En esta idea se concentra la atmósfera de una época y la ideología del revisionismo: hay otras formas de organizar la sociedad, las constituciones no importan. Razón por la cual jamás cuestionaron a Rosas por su oposición a la sanción de una Constitución dejando para su provincia la riqueza aduanera que era la riqueza de todo el país concentrada en Buenos Aires. La injusticia de semejante decisión fue tan ostensible y evidente que plantear el carácter popular y nacional de Rosas es ignorar y dar la espalda al verdadero pobrerío del siglo XIX como fueron las poblaciones del interior del país, pisoteadas y agredidas por las fuerzas porteñas. Negarse a la Constitución fue negarse a la única justicia social posible por aquellos años como era repartir proporcionalmente las rentas aduaneras. Cualquier otra interpretación es jarabe de pico o profesar en el siglo XX un profundo espíritu anti-republicano y anti popular

El problema de Rosas o del rosismo no fue lo que Juan Manuel realizó en su gobierno tan despótico como el de Lavalle o el general Paz sino el panegírico realizado en el siglo XX por una generación adscripta a la violencia revolucionaria. La valoración del despotismo y la brutalidad como forma de gobierno y de relacionarse socialmente le ocasionó al país grandes males. Uno de los principales historiadores rosistas contaba en sus memorias:“Había leído a Saldías, después hacia 1930 leí el libro de Carlos Ibarguren sobre Rosas. Era muy cierto pero no me pescaba. Sí me daba cuenta de que había algo en la historia argentina que no coordinaba bien con lo que se enseñaba en los libros de texto, discursos escolares y homenajes académicos. También había oído conferencias de Julio Irazusta en el centenario de la suma del poder público en 1935, y el libro de él y su hermano Rodolfo sobre el imperialismo británico. Me gustaban pero le voy a hablar de una persona que tuvo una gran influencia en mi conversión, al rosismo. Un santafesino muy original, muy personal, muy localista, don Alfredo Bello. Bello no era exactamente un historiador, pero estaba lleno de anécdotas y cuentos históricos. Él era muy rosista sin haber leído mucho sobre Rosas. Tal vez nada. Pero le gustaba de alma por criollo, por original y porque acababa con los cajetillas. Lo que más le gustaba de Rosas era que degollaba gringos y gallegos” (sic). (Hernández, Pablo. Conversaciones con José María Rosa.)

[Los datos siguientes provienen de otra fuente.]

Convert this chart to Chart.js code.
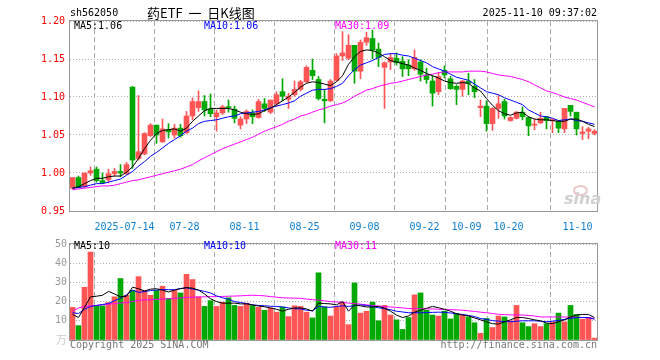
<!DOCTYPE html>
<html>
<head>
<meta charset="utf-8">
<script src="https://cdn.jsdelivr.net/npm/chart.js@4.4.1/dist/chart.umd.min.js"></script>
<style>
  body { margin:0; background:#fff; }
  #wrap { position:relative; width:660px; height:360px; overflow:hidden; background:#fff; }
  canvas { position:absolute; left:0; }
  .t { position:absolute; font-family:"DejaVu Sans Mono", monospace; font-size:10px; line-height:12px; white-space:pre; }
</style>
</head>
<body>
<div id="wrap">
  <canvas id="k" width="660" height="235" style="top:0"></canvas>
  <canvas id="v" width="660" height="125" style="top:235px"></canvas>
  <div class="t" style="left:70px;top:7px;color:#000;">sh562050</div>
  <div class="t" style="left:147px;top:4px;color:#000;font-family:'Noto Sans CJK SC',sans-serif;font-size:13px;line-height:17px;">药ETF  一  日K线图</div>
  <div class="t" style="right:63px;top:7px;color:#000;">2025-11-10 09:37:02</div>
  <div class="t" id="lk5" style="left:74px;top:20px;color:#000;"></div>
  <div class="t" id="lk10" style="left:204px;top:20px;color:#0000ff;"></div>
  <div class="t" id="lk30" style="left:335px;top:20px;color:#ff00ff;"></div>
  <div class="t" style="left:74px;top:240px;color:#000;">MA5:10</div>
  <div class="t" style="left:204px;top:240px;color:#0000ff;">MA10:10</div>
  <div class="t" style="left:335px;top:240px;color:#ff00ff;">MA30:11</div>
  <div class="t" style="left:70px;top:339px;color:#777;">Copyright 2025 SINA.COM</div>
  <div class="t" style="right:63px;top:339px;color:#777;">http://finance.sina.com.cn</div>
  <div style="position:absolute;left:573px;top:185px;width:11px;height:7px;border:2px solid #ecc8c8;border-radius:50%;"></div>
  <div class="t" style="left:564px;top:190px;color:#d0d0d0;font-family:'DejaVu Sans',sans-serif;font-size:16px;line-height:18px;font-style:italic;font-weight:bold;">sina</div>
</div>
<script>
const open  = [0.980,0.994,0.982,1.000,1.005,0.990,0.991,0.999,1.002,0.999,1.113,1.019,1.025,1.049,1.063,1.041,1.057,1.050,1.059,1.053,1.075,1.086,1.094,1.084,1.074,1.079,1.087,1.084,1.063,1.071,1.079,1.073,1.091,1.080,1.091,1.107,1.097,1.103,1.110,1.120,1.135,1.123,1.097,1.095,1.122,1.154,1.151,1.168,1.134,1.172,1.177,1.163,1.139,1.146,1.151,1.147,1.142,1.137,1.146,1.129,1.121,1.107,1.135,1.124,1.114,1.110,1.121,1.114,1.086,1.088,1.065,1.085,1.094,1.069,1.072,1.080,1.073,1.063,1.066,1.074,1.069,1.068,1.058,1.089,1.080,1.052,1.055,1.052];
const high  = [0.994,0.996,1.000,1.008,1.008,1.000,1.005,1.006,1.011,1.014,1.114,1.102,1.053,1.065,1.063,1.071,1.065,1.064,1.064,1.081,1.099,1.108,1.102,1.104,1.083,1.089,1.096,1.088,1.074,1.083,1.083,1.097,1.098,1.096,1.107,1.124,1.105,1.121,1.122,1.141,1.150,1.127,1.110,1.123,1.157,1.186,1.182,1.168,1.175,1.185,1.188,1.171,1.146,1.157,1.158,1.153,1.149,1.162,1.149,1.138,1.128,1.132,1.141,1.127,1.116,1.122,1.131,1.123,1.096,1.095,1.086,1.102,1.097,1.074,1.081,1.087,1.074,1.071,1.080,1.074,1.071,1.069,1.085,1.089,1.080,1.061,1.060,1.057];
const low   = [0.979,0.980,0.981,0.997,0.988,0.986,0.987,0.996,0.995,0.998,1.006,1.017,1.024,1.048,1.039,1.040,1.046,1.046,1.047,1.052,1.070,1.081,1.075,1.074,1.055,1.077,1.080,1.066,1.058,1.065,1.065,1.072,1.081,1.078,1.088,1.095,1.085,1.101,1.108,1.119,1.123,1.096,1.066,1.094,1.121,1.148,1.149,1.118,1.124,1.168,1.150,1.140,1.085,1.136,1.142,1.127,1.128,1.135,1.121,1.118,1.088,1.103,1.125,1.110,1.090,1.101,1.103,1.099,1.074,1.055,1.056,1.072,1.071,1.068,1.071,1.070,1.049,1.057,1.065,1.058,1.053,1.053,1.053,1.075,1.050,1.044,1.045,1.050];
const close = [0.994,0.981,1.000,1.003,0.990,0.987,0.999,1.002,1.000,1.011,1.017,1.028,1.052,1.063,1.050,1.058,1.054,1.059,1.049,1.075,1.094,1.094,1.083,1.078,1.079,1.087,1.086,1.072,1.071,1.081,1.074,1.094,1.085,1.096,1.103,1.101,1.101,1.110,1.120,1.139,1.128,1.098,1.095,1.121,1.154,1.158,1.168,1.134,1.172,1.178,1.162,1.152,1.145,1.152,1.145,1.137,1.137,1.152,1.130,1.123,1.105,1.127,1.129,1.111,1.110,1.121,1.118,1.107,1.088,1.065,1.085,1.091,1.075,1.073,1.080,1.074,1.062,1.064,1.072,1.069,1.070,1.059,1.085,1.081,1.058,1.054,1.058,1.055];
const ma5   = [0.980,0.982,0.986,0.990,0.993,0.993,0.995,0.996,0.996,1.001,1.008,1.019,1.032,1.043,1.052,1.056,1.057,1.058,1.055,1.059,1.068,1.075,1.082,1.085,1.085,1.085,1.085,1.083,1.080,1.078,1.077,1.078,1.082,1.085,1.090,1.095,1.100,1.106,1.113,1.118,1.120,1.119,1.117,1.115,1.120,1.128,1.143,1.153,1.160,1.162,1.161,1.158,1.153,1.148,1.146,1.144,1.142,1.138,1.135,1.131,1.128,1.125,1.121,1.119,1.118,1.119,1.118,1.112,1.108,1.098,1.089,1.082,1.078,1.076,1.079,1.080,1.074,1.071,1.070,1.070,1.069,1.068,1.068,1.071,1.071,1.068,1.064,1.061];
const ma10  = [0.980,0.981,0.982,0.984,0.986,0.986,0.988,0.990,0.992,0.997,1.002,1.009,1.015,1.022,1.027,1.033,1.039,1.044,1.049,1.055,1.059,1.065,1.068,1.069,1.070,1.072,1.074,1.075,1.078,1.079,1.080,1.081,1.083,1.086,1.088,1.090,1.092,1.095,1.101,1.105,1.109,1.110,1.110,1.111,1.114,1.118,1.128,1.136,1.142,1.145,1.148,1.152,1.156,1.157,1.157,1.155,1.154,1.151,1.148,1.145,1.140,1.137,1.134,1.130,1.126,1.124,1.122,1.117,1.112,1.107,1.105,1.103,1.099,1.096,1.093,1.090,1.083,1.079,1.075,1.074,1.072,1.069,1.070,1.071,1.069,1.068,1.066,1.064];
const ma30  = [0.978,0.979,0.980,0.981,0.982,0.983,0.983,0.984,0.986,0.988,0.990,0.991,0.993,0.995,0.997,0.999,1.001,1.003,1.005,1.008,1.011,1.016,1.020,1.024,1.028,1.032,1.035,1.038,1.041,1.044,1.047,1.051,1.055,1.058,1.061,1.064,1.068,1.071,1.075,1.077,1.080,1.083,1.085,1.088,1.090,1.092,1.096,1.101,1.105,1.109,1.111,1.114,1.116,1.118,1.119,1.121,1.123,1.125,1.127,1.129,1.130,1.132,1.133,1.133,1.133,1.133,1.134,1.134,1.134,1.133,1.131,1.129,1.128,1.127,1.125,1.123,1.120,1.116,1.112,1.108,1.106,1.103,1.100,1.098,1.096,1.093,1.090,1.087];
const volume = [17,7.5,27.5,45.8,17.8,17.8,19.5,22.5,32,23.3,25.8,33,25.8,23.3,25.8,28,21.7,25.8,24.5,34.2,31.5,22.5,17.5,20.5,17.5,19.7,22,18,17.5,19.2,18,17,15.5,16.7,14.5,17.2,12.2,17.8,17.5,14.5,11.5,35,17.2,12.5,17.5,19.7,8,29.7,14,15,19.7,10,18,13,10.5,5.5,11.7,23.5,24.5,15.5,13,12.5,15,11,13.8,13,12,9,3.5,11.2,6.5,12.5,12,10,18,9,7,8.5,7,8.5,9.5,14,9.5,18,13.3,10.8,11.7,1];
const vma5  = [13.3,11.7,17,22.5,22.8,23.3,25.3,24,22.5,22.8,27.5,26.7,25.5,26.5,26.7,26,25,26,26.7,27.3,27,26,24,21.5,20,19.2,19.2,19.2,18.8,18.8,18.3,17.7,17.3,16.7,16,15,16,16.7,16.7,16.2,15,19.2,19,18.8,18.3,20,15,18.3,17.8,17.2,17.2,17.5,16.5,15,13,11.7,12.5,14.5,15.5,16.5,17.5,16.8,16,15,13.7,13,12.5,11.5,10.5,9.5,8.5,8.3,9.5,10.5,11.7,11.7,11.2,10.5,10,8.8,8.5,9.5,10.5,12,13,13.3,13.3,11.7];
const vma10 = [14.2,13.8,16,17.5,18,18.5,19,20.5,21.7,23.5,26,24.8,25.2,25.8,26,26.3,26.2,26.2,26.8,27.2,26.5,26,25.3,24.5,23,22,21.2,20,19.5,19,18.3,18,17.8,17.6,17.5,17.2,16.7,16.3,16.2,15.5,15.3,17.5,17.2,17,17.5,17.8,17.5,17.8,18.3,18,17.5,16.8,16.3,15.8,15,14.6,14.2,14.2,14.2,14.3,14.4,14.5,14.4,14.1,13.6,13.3,12.8,12.2,11.2,10.7,10.1,9.8,9.6,9.5,9.8,10,10,10,9.8,9.5,9.8,10.2,10.8,11.3,11.7,11.7,11.7,10.8];
const vma30 = [15,16.7,17.5,17.8,18,18.3,18.6,19,19.3,19.5,20,20.6,20.9,21,21.2,21.3,21.5,21.7,21.9,22.2,22.3,22.4,22.5,22.6,22.6,22.7,22.8,22.9,23,23.2,23.3,23.2,23,22.6,22.3,22,21.9,21.8,21.7,21.3,21,20.8,20.4,20,19.8,19.6,19.2,19,18.7,18.3,18,17.7,17.4,17.2,17,16.7,16.4,16.3,16.3,16.2,16.2,16,15.9,15.8,15.7,15.5,15.2,14.9,14.5,14.2,13.8,13.4,13.2,13.1,13,13,12.8,12.5,12,12,12,12,12,11.9,11.8,11.7,11.5,11.2];
const xTickIdx = [9,19,29,39,49,59,66,73,87];
const xTickLabels = ['2025-07-14','07-28','08-11','08-25','09-08','09-22','10-09','10-20','11-10'];
const yTicks = [0.95,1.00,1.05,1.10,1.15,1.20];
const vTicks = [0,10,20,30,40,50];

const RED = '#ff5555', GREEN = '#00a800';
const colors = close.map((c,i) => c >= open[i] ? RED : GREEN);
const XMIN = -0.4167, XMAX = XMIN + 527/6;
const MONO = 'DejaVu Sans Mono';

document.getElementById('lk5').textContent = 'MA5:' + ma5[ma5.length-1].toFixed(2);
document.getElementById('lk10').textContent = 'MA10:' + ma10[ma10.length-1].toFixed(2);
document.getElementById('lk30').textContent = 'MA30:' + ma30[ma30.length-1].toFixed(2);

const boxPlugin = {
  id: 'box',
  afterDraw(chart) {
    const a = chart.chartArea, ctx = chart.ctx;
    ctx.save();
    ctx.strokeStyle = '#999';
    ctx.lineWidth = 1;
    ctx.strokeRect(Math.round(a.left) - 0.5, Math.round(a.top) - 0.5, Math.round(a.right - a.left) + 1, Math.round(a.bottom - a.top) + 1);
    ctx.restore();
  }
};

function xScale(showLabels, h) {
  return {
    type: 'linear', min: XMIN, max: XMAX, offset: false,
    afterBuildTicks: s => { s.ticks = xTickIdx.map(i => ({ value: i - 0.33 })); },
    afterFit: s => { s.height = h; },
    ticks: {
      display: showLabels, autoSkip: false, maxRotation: 0, minRotation: 0, padding: 10,
      color: '#1080d0', font: { family: MONO, size: 10 },
      callback: (v, i) => i === xTickLabels.length - 1 ? xTickLabels[i] + '     ' : xTickLabels[i]
    },
    grid: { color: '#aaaaaa', lineWidth: 1, drawTicks: false },
    border: { display: false, dash: [5, 3] }
  };
}
function line(data, color) {
  return { type: 'line', data: data.map((v,i) => ({ x: i, y: v })), borderColor: color, borderWidth: 1,
           pointRadius: 0, tension: 0, fill: false, order: 0 };
}

new Chart(document.getElementById('k'), {
  type: 'bar',
  data: { datasets: [
    line(ma5, '#000000'), line(ma10, '#0000ff'), line(ma30, '#ff00ff'),
    { type: 'bar', data: low.map((l,i) => ({ x: i, y: [l, high[i]] })), backgroundColor: colors,
      barThickness: 1, grouped: false, order: 3 },
    { type: 'bar', data: open.map((o,i) => ({ x: i, y: [Math.min(o, close[i]), Math.max(o, close[i])] })),
      backgroundColor: colors, barThickness: 5, minBarLength: 1, grouped: false, order: 2 }
  ]},
  options: {
    responsive: false, animation: false, devicePixelRatio: 1,
    layout: { padding: { top: 21, right: 63, left: 0, bottom: 0 } },
    plugins: { legend: { display: false }, tooltip: { enabled: false } },
    scales: {
      x: xScale(true, 24),
      y: {
        type: 'linear', min: 0.95, max: 1.20,
        afterBuildTicks: s => { s.ticks = yTicks.map(v => ({ value: v })); },
        afterFit: s => { s.width = 70; },
        ticks: { color: '#ff0000', font: { family: MONO, size: 10 }, padding: 5, callback: v => v.toFixed(2) },
        grid: { color: '#b0b0b0', lineWidth: 1, drawTicks: false },
        border: { display: false, dash: [1, 2] }
      }
    }
  },
  plugins: [boxPlugin]
});

new Chart(document.getElementById('v'), {
  type: 'bar',
  data: { datasets: [
    line(vma5, '#000000'), line(vma10, '#0000ff'), line(vma30, '#ff00ff'),
    { type: 'bar', data: volume.map((v,i) => ({ x: i, y: v })), backgroundColor: colors,
      barThickness: 5, grouped: false, order: 2 }
  ]},
  options: {
    responsive: false, animation: false, devicePixelRatio: 1,
    layout: { padding: { top: 5, right: 63, left: 0, bottom: 0 } },
    plugins: { legend: { display: false }, tooltip: { enabled: false } },
    scales: {
      x: xScale(false, 20),
      y: {
        type: 'linear', min: 0, max: 50,
        afterBuildTicks: s => { s.ticks = vTicks.map(v => ({ value: v })); },
        afterFit: s => { s.width = 70; },
        ticks: { color: c => c.tick && c.tick.value === 0 ? '#cccccc' : '#999999',
                 font: c => (c.tick && c.tick.value === 0) ? { family: 'Noto Sans CJK SC', size: 11 } : { family: MONO, size: 10 },
                 padding: 3, callback: v => v === 0 ? '万' : String(v) },
        grid: { color: '#b0b0b0', lineWidth: 1, drawTicks: false },
        border: { display: false, dash: [1, 2] }
      }
    }
  },
  plugins: [boxPlugin]
});
</script>
</body>
</html>
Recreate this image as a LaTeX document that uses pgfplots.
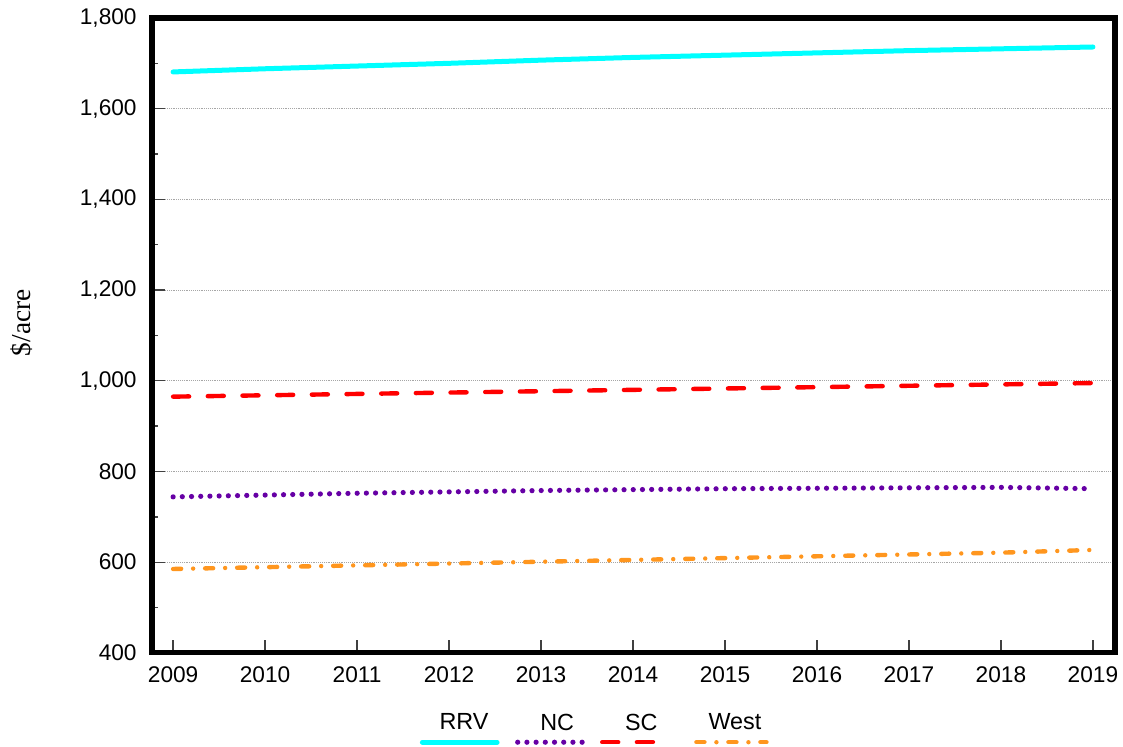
\documentclass[border=0pt]{standalone}
\usepackage{fontspec}
\setmainfont{Liberation Sans}
\newfontfamily\seriffont{Liberation Serif}
\usepackage{pgfplots}
\pgfplotsset{compat=1.18}
\definecolor{rrv}{RGB}{0,255,255}
\definecolor{ncc}{RGB}{102,0,165}
\definecolor{scc}{RGB}{255,0,0}
\definecolor{west}{RGB}{255,150,30}
\pgfplotsset{legimg/.style n args={2}{legend image code/.code={\path (0pt,0pt); \draw[##1,overlay] (#1,-14.5pt) -- (#2,-14.5pt);}}}
\begin{document}
\begin{tikzpicture}
\begin{axis}[
  scale only axis, width=722pt, height=476pt,
  xmin=2008.77, xmax=2019.24, ymin=400, ymax=1800,
  clip=false,
  xtick={2009,2010,...,2019},
  ytick={400,600,...,1800},
  minor ytick={500,700,...,1700},
  tick align=inside,
  xtick pos=bottom, ytick pos=left,
  major tick length=9.5pt, minor tick length=4.5pt,
  every tick/.style={line width=1pt, color=black!75},
  axis line style={line width=3.8pt},
  ymajorgrids, major grid style={densely dotted, gray!70, line width=0.6pt},
  font=\fontsize{17}{20}\selectfont,
  /pgf/number format/assume math mode=true,
  y tick label style={xshift=-8pt, /pgf/number format/.cd, 1000 sep={,}},
  x tick label style={yshift=-7pt, /pgf/number format/.cd, 1000 sep={}},
  ylabel={\seriffont\fontsize{20.5}{24}\selectfont \$/acre},
  ylabel style={at={(axis description cs:-0.135,0.52)}, anchor=center, rotate=0},
  legend columns=4,
  legend cell align=left,
  legend style={draw=none, fill=none, at={(axis description cs:0.289,-0.087)}, anchor=north west,
    nodes={inner xsep=0pt, font=\fontsize{17.5}{20}\selectfont},
    /tikz/every even column/.append style={column sep=35pt}},
]
\addplot[rrv, line width=3.75pt, line cap=round, legimg={-11pt}{45pt}]
  coordinates {(2009,1681) (2010,1688) (2011,1694) (2012,1700) (2013,1707) (2014,1713) (2015,1718) (2016,1723) (2017,1728) (2018,1732) (2019,1736)};
\addlegendentry{RRV}
\addplot[ncc, line width=3.9pt, line cap=round, dash pattern=on 0pt off 6.9pt, legimg={-15pt}{37.5pt}]
  coordinates {(2009,744) (2010,748) (2011,752) (2012,755) (2013,758) (2014,760) (2015,762) (2016,763) (2017,764) (2018,765) (2019,762)};
\addlegendentry{NC}
\addplot[scc, line width=3.3pt, line cap=round, dash pattern=on 12pt off 14pt, legimg={-15.5pt}{27pt}]
  coordinates {(2009,965) (2010,968) (2011,971) (2012,974) (2013,977) (2014,980) (2015,983) (2016,986) (2017,989) (2018,992) (2019,995)};
\addlegendentry{SC}
\addplot[west, line width=3.3pt, line cap=round, dash pattern=on 6pt off 9pt on 0pt off 9pt, legimg={-7.5pt}{45pt}]
  coordinates {(2009,585) (2010,589) (2011,593) (2012,597) (2013,601) (2014,605) (2015,609) (2016,613) (2017,617) (2018,621) (2019,627)};
\addlegendentry{West}
\path (rel axis cs:-0.1578,-0.148) rectangle (rel axis cs:1.0083,1.0283);
\end{axis}
\end{tikzpicture}
\end{document}
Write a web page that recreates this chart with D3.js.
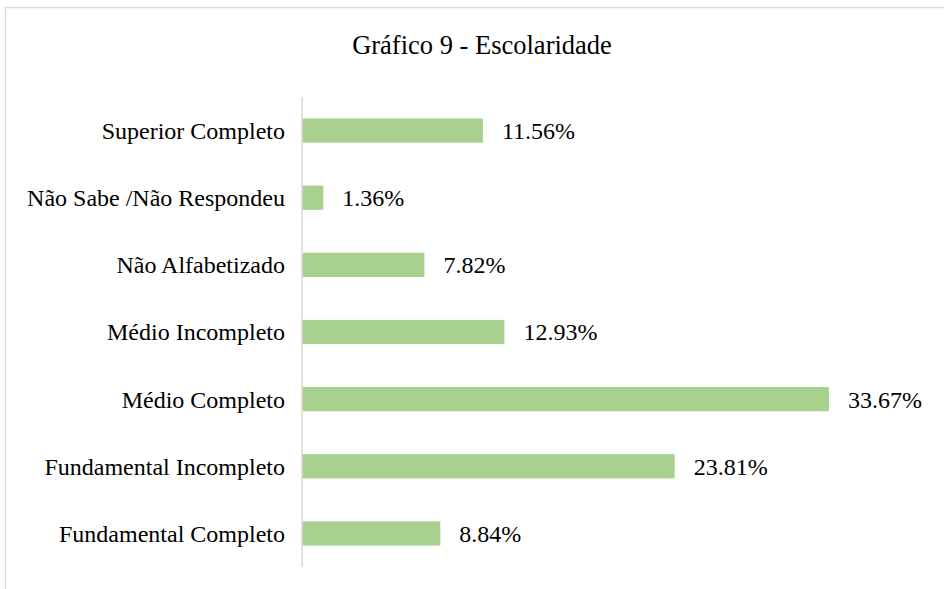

Estas ideas y algunas otras que sería muy extenso desarrollar han sido las razones por las cuales el kirchnerismo resucitó del olvido una escuela histórica agotada que ya nada nuevo podía dar. Expresión de este anacronismo fue el Instituto Dorrego que reunió en su seno dirigentes políticos escasos de ideas y realizaciones culturales.